◆ **TASK DIRECTIONS**: Pictures are not part of the copy. Retype the lines from the first one through the line that contains "const yTicks = [0, 20, 40, 60];".

::::::::::

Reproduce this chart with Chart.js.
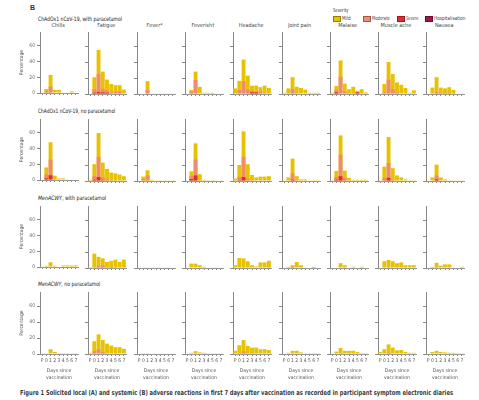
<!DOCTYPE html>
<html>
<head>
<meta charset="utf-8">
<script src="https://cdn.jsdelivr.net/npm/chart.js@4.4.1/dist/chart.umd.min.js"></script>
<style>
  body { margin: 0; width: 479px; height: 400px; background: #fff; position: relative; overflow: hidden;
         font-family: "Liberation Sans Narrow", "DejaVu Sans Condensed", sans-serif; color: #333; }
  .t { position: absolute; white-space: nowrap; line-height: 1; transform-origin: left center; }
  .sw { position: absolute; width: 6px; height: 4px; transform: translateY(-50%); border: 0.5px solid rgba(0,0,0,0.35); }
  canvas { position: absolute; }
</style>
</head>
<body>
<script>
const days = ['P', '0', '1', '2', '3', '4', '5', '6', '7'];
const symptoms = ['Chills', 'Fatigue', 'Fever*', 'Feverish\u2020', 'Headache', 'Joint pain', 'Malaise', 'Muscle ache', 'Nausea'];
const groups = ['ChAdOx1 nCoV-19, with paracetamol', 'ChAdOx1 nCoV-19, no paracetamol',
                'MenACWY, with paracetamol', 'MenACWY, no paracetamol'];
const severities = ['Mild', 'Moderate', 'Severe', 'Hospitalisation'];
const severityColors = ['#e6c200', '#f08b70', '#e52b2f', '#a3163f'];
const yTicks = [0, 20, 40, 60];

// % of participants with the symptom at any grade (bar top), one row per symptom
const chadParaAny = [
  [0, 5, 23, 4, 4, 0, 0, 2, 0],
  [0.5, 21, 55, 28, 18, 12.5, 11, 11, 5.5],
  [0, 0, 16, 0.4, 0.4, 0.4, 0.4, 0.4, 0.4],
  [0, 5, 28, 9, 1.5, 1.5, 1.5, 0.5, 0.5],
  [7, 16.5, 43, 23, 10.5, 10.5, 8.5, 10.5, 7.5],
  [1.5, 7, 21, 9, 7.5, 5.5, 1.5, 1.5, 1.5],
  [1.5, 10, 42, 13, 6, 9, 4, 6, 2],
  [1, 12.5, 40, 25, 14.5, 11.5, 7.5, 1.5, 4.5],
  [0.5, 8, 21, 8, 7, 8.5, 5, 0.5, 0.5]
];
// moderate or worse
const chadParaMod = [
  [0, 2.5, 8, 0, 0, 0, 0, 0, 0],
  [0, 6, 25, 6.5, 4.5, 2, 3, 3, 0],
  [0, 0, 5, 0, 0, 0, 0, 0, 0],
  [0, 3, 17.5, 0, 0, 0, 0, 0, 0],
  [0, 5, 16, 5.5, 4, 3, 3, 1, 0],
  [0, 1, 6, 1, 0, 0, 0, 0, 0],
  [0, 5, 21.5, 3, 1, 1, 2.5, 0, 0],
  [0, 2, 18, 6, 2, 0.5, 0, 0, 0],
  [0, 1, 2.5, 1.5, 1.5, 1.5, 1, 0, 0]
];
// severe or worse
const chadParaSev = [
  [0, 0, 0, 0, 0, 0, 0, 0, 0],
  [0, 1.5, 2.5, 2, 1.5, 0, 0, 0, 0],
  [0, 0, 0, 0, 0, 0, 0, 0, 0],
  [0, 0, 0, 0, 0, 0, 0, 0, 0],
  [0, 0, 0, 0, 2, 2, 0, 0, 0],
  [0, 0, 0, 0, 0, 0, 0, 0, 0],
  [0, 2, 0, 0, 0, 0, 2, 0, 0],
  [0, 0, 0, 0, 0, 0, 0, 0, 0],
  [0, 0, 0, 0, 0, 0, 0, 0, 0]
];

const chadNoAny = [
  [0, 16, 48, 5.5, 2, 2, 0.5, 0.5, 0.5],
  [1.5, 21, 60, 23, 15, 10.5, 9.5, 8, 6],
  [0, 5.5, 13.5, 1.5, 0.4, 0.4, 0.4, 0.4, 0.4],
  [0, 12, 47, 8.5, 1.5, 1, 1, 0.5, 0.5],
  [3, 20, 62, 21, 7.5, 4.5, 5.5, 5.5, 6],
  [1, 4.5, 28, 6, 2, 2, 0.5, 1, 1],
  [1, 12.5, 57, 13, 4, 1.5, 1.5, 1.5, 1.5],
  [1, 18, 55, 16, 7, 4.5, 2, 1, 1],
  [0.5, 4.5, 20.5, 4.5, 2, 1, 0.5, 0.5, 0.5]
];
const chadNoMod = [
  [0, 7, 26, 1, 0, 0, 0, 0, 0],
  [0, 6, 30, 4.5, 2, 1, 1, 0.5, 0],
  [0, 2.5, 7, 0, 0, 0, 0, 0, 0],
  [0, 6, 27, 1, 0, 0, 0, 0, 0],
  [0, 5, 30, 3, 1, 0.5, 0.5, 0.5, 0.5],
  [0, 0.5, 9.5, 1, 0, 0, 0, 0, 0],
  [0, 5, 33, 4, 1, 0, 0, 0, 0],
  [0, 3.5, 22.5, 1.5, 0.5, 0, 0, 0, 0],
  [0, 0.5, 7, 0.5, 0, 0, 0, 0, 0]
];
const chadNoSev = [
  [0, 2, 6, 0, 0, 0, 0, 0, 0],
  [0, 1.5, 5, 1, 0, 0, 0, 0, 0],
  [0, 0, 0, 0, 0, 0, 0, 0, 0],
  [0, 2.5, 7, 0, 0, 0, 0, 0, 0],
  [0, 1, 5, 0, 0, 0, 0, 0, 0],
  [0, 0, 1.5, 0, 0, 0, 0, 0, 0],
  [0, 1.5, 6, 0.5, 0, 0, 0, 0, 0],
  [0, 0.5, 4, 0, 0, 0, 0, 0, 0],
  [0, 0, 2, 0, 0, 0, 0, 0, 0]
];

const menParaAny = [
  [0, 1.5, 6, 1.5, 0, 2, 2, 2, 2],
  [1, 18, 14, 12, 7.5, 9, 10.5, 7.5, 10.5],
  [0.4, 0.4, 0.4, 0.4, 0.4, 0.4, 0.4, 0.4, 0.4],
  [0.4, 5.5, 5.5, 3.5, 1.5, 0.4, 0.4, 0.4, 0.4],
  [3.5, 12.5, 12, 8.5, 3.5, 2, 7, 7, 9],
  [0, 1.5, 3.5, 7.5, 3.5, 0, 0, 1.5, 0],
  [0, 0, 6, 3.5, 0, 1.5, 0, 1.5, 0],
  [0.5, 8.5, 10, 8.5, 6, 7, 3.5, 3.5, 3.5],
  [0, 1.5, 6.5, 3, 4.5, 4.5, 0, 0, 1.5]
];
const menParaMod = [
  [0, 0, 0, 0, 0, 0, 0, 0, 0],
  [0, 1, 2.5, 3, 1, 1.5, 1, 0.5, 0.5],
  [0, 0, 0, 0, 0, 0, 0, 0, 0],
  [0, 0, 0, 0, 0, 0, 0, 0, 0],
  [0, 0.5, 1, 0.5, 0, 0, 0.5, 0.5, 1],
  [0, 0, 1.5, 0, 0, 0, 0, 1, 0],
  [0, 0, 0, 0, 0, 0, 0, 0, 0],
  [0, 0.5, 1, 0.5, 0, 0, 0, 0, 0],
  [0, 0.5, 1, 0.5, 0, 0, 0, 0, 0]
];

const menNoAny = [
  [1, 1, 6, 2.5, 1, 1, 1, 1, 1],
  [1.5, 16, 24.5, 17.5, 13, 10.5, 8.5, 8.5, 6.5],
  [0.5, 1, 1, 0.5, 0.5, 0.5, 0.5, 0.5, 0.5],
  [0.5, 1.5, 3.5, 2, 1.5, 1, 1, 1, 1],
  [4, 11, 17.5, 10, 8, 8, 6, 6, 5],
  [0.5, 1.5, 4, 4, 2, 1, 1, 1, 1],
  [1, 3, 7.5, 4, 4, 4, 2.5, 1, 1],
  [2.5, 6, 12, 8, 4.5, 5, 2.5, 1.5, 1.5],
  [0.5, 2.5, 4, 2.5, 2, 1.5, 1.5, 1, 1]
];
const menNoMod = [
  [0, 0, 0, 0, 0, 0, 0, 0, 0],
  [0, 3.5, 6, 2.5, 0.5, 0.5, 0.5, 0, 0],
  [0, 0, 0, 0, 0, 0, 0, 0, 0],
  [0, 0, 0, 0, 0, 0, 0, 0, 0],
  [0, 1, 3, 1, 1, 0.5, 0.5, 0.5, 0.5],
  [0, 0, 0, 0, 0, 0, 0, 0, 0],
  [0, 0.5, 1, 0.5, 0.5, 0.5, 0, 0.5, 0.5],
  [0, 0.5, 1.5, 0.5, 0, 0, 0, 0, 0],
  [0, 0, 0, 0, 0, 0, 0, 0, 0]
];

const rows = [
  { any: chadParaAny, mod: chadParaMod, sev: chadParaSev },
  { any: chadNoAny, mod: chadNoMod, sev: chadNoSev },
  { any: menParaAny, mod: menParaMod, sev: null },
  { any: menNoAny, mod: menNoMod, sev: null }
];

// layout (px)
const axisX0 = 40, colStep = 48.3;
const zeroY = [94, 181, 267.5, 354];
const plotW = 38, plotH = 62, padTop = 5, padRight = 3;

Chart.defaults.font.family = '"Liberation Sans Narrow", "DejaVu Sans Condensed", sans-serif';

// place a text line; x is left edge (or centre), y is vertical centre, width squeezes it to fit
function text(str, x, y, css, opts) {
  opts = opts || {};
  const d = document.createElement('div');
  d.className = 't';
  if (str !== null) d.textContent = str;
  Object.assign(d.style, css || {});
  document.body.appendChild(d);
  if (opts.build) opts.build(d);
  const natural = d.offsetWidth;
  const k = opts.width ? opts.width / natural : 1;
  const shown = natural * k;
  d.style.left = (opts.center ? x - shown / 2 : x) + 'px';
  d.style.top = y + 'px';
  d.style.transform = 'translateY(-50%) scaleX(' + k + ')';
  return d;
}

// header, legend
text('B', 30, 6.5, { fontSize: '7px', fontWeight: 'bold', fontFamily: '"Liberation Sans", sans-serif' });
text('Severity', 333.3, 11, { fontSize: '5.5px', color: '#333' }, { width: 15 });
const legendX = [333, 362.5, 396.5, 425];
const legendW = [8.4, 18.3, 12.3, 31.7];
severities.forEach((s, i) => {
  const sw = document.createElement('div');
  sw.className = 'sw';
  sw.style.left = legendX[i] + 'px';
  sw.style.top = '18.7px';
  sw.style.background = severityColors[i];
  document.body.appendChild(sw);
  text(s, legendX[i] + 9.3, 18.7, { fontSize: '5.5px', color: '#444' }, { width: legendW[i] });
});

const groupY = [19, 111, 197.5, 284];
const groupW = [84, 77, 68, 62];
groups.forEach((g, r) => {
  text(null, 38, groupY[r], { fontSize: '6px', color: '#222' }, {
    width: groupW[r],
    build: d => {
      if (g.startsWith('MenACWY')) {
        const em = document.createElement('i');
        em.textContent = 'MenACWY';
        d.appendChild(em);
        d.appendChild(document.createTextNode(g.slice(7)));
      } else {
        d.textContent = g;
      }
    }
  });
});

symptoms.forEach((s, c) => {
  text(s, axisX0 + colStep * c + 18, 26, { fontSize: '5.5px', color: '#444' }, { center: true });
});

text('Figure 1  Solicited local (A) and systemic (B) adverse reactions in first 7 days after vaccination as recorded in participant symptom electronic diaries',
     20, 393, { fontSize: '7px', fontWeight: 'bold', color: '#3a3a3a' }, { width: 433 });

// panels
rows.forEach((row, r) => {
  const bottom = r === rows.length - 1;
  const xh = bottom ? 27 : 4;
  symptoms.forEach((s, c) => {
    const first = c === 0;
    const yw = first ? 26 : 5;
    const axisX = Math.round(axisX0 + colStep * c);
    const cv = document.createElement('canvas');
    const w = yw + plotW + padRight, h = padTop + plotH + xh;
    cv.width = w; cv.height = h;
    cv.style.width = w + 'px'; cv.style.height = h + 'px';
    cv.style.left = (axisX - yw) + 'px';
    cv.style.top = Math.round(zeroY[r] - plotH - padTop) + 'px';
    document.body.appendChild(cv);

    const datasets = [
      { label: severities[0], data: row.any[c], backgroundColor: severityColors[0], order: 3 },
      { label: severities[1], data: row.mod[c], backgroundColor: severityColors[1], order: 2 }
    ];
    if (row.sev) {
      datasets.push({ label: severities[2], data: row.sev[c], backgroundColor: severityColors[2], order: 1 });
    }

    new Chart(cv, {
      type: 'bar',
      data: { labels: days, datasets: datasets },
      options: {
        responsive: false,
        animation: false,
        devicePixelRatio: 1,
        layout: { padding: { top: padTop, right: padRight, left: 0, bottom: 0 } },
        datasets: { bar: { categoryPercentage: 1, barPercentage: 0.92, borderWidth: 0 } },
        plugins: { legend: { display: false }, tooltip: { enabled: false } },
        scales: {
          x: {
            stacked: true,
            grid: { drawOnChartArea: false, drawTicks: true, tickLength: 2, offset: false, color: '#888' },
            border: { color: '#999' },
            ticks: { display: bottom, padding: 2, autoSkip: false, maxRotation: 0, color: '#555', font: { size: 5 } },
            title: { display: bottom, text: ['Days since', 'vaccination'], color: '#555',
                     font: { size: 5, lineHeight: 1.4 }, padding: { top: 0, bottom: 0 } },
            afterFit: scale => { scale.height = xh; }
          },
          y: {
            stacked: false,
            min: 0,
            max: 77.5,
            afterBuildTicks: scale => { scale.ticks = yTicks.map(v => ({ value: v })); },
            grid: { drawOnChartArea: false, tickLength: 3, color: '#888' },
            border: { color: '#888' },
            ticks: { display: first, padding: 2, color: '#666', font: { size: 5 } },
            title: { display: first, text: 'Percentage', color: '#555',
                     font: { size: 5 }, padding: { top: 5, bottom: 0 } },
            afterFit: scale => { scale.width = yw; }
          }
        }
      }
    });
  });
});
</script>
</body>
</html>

::::::::::

◆ **THE REPLY**:
Reproduce this chart with Chart.js.
<!DOCTYPE html>
<html>
<head>
<meta charset="utf-8">
<script src="https://cdn.jsdelivr.net/npm/chart.js@4.4.1/dist/chart.umd.min.js"></script>
<style>
  body { margin: 0; width: 479px; height: 400px; background: #fff; position: relative; overflow: hidden;
         font-family: "Liberation Sans Narrow", "DejaVu Sans Condensed", sans-serif; color: #333; }
  .t { position: absolute; white-space: nowrap; line-height: 1; transform-origin: left center; }
  .sw { position: absolute; width: 6px; height: 4px; transform: translateY(-50%); border: 0.5px solid rgba(0,0,0,0.35); }
  canvas { position: absolute; }
</style>
</head>
<body>
<script>
const days = ['P', '0', '1', '2', '3', '4', '5', '6', '7'];
const symptoms = ['Chills', 'Fatigue', 'Fever*', 'Feverish\u2020', 'Headache', 'Joint pain', 'Malaise', 'Muscle ache', 'Nausea'];
const groups = ['ChAdOx1 nCoV-19, with paracetamol', 'ChAdOx1 nCoV-19, no paracetamol',
                'MenACWY, with paracetamol', 'MenACWY, no paracetamol'];
const severities = ['Mild', 'Moderate', 'Severe', 'Hospitalisation'];
const severityColors = ['#e6c200', '#f08b70', '#e52b2f', '#a3163f'];
const yTicks = [0, 20, 40, 60];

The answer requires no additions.